When Reid Petty, southwest Kansas district director for Sen. Jerry Moran, asked what federal action would help the hospital, Taylor pointed to immigration. “Not an insignificant amount” of the $700,000 the hospital spends a month on uncompensated care goes to undocumented and uninsured residents, he said. Immigration reform could help those residents have more access to insurance and alleviate those costs, he said.

“I would hope that at a federal level that we can reach a consensus on how hard-working individuals that want to immigrate to the United States can do so safely but rapidly and expeditiously so that they can participate in federal assistance programs and hold insurance and have jobs and not have any fear about showing up in emergency departments and seeking the healthcare that they need,” Taylor said in a separate interview.

Like many hospitals, the most substantial legislative issue on the state-level is Medicaid expansion, Taylor said. Opening up Medicaid to more low-income residents would ideally lower the amount of money spent on uncompensated care at all hospitals. For some smaller hospitals in the region, it may be the difference between staying open and closing — for others, it could mean more funds to spend on equipment, staff and services.

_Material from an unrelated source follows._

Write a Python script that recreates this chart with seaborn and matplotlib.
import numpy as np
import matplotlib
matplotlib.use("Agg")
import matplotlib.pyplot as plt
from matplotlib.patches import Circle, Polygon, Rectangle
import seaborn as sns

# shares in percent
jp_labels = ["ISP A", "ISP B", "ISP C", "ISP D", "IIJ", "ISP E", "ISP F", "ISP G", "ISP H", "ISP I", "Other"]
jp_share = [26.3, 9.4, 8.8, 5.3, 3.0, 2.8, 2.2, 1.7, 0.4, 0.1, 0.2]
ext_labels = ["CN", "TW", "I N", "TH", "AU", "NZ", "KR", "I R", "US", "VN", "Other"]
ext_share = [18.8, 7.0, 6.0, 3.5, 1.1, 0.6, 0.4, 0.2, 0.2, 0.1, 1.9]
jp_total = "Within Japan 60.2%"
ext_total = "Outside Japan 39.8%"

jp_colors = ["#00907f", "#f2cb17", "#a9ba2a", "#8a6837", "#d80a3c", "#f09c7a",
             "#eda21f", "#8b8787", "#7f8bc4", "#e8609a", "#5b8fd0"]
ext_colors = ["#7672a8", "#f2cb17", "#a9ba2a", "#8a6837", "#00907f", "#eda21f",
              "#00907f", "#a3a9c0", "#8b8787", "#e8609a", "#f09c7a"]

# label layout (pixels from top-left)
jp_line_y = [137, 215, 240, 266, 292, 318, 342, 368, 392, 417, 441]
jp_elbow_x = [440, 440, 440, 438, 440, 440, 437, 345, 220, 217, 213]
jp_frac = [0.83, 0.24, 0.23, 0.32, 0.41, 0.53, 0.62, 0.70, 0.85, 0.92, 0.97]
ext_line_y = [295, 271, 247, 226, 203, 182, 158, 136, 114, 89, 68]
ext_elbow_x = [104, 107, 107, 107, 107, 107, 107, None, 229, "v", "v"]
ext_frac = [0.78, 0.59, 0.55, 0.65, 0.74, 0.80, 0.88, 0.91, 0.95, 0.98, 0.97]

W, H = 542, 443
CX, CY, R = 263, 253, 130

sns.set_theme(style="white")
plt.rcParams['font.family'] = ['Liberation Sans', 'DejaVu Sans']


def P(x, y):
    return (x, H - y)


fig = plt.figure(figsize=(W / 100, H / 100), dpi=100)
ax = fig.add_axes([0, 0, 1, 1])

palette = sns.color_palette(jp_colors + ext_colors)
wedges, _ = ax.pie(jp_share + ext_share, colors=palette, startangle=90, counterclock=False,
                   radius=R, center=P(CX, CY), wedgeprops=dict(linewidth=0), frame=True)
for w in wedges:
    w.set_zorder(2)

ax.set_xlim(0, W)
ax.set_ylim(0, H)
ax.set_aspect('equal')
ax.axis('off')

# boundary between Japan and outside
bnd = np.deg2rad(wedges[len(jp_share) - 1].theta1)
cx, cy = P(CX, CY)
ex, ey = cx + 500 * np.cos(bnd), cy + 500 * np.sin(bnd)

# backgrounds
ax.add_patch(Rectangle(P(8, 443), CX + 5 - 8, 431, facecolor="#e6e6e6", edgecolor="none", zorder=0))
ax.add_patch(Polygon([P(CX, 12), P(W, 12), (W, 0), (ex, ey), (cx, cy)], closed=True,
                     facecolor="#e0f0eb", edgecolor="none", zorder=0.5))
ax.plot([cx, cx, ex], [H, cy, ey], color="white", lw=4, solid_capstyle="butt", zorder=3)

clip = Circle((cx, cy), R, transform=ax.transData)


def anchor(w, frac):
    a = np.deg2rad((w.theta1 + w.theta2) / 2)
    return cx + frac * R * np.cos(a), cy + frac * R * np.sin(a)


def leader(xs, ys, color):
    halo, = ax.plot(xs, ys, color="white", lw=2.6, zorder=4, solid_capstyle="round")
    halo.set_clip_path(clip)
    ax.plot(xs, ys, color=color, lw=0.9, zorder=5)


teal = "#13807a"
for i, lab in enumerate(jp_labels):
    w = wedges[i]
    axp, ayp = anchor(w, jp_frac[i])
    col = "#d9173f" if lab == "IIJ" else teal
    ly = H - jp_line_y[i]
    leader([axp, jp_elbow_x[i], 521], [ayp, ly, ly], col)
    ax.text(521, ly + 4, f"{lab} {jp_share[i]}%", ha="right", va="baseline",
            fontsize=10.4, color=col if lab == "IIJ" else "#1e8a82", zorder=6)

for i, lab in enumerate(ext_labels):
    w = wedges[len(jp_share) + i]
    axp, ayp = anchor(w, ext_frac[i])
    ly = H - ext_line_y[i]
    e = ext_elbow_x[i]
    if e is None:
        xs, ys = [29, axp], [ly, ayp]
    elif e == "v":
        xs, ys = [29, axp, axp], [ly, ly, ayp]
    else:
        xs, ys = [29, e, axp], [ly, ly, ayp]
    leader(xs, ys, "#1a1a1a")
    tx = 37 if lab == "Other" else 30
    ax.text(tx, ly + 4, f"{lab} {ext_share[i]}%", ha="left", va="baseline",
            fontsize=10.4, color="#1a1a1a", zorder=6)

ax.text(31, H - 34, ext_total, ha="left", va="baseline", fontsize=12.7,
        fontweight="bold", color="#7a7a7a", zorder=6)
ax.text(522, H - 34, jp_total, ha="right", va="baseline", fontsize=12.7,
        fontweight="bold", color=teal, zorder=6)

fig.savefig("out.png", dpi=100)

As one of the largest hospitals in the region, a delay or block of Medicaid expansion “won’t cripple” St. Catherine, Taylor said, but expansion would be worth several million dollars a year to the hospital.

And the success of the smaller hospitals directly impacts St. Catherine, he said. St. Catherine sponsors 12 critical access hospitals in western Kansas which refer patients to Garden City for specialty care not available in smaller communities. Without them, patients would be far from necessary care and St. Catherine would be inundated with primary care patients from around the region.

“Medicaid expansion is very important to the region as a whole …” Taylor said. “While we can provide specialty services to the largest majority of western Kansas, providing timely and efficient primary care in each of those communities would be a burden that we couldn’t probably meet without partnering with local, smaller hospitals.”

Also during the forum, Taylor discussed the hospital’s status in the community. It is the largest health system offering the widest array of services and, Centura Health, with partnerships in Garden City, Ulysses, Atwood and Goodland, is the largest integrated provider of health care in western Kansas, he said.

He said the hospital partners with several colleges to be the largest training site for nursing programs in the region, is a clinical training site for a dozen different medical fields and provides over $300,000 annually for tuition, scholarships, continuing education and loan repayments for its staff.

At the forum, several partners and community members asked about its education programs and thanked the hospital for its efforts to grow and bringing revenue to the area and directing healthcare and quality of life services at the facility and in the community.

Taylor said in a separate interview that in the near future, the hospital will continue its community and education efforts, develop new partnerships in the region and “make some nice announcements on the physician recruitment front” in the coming months.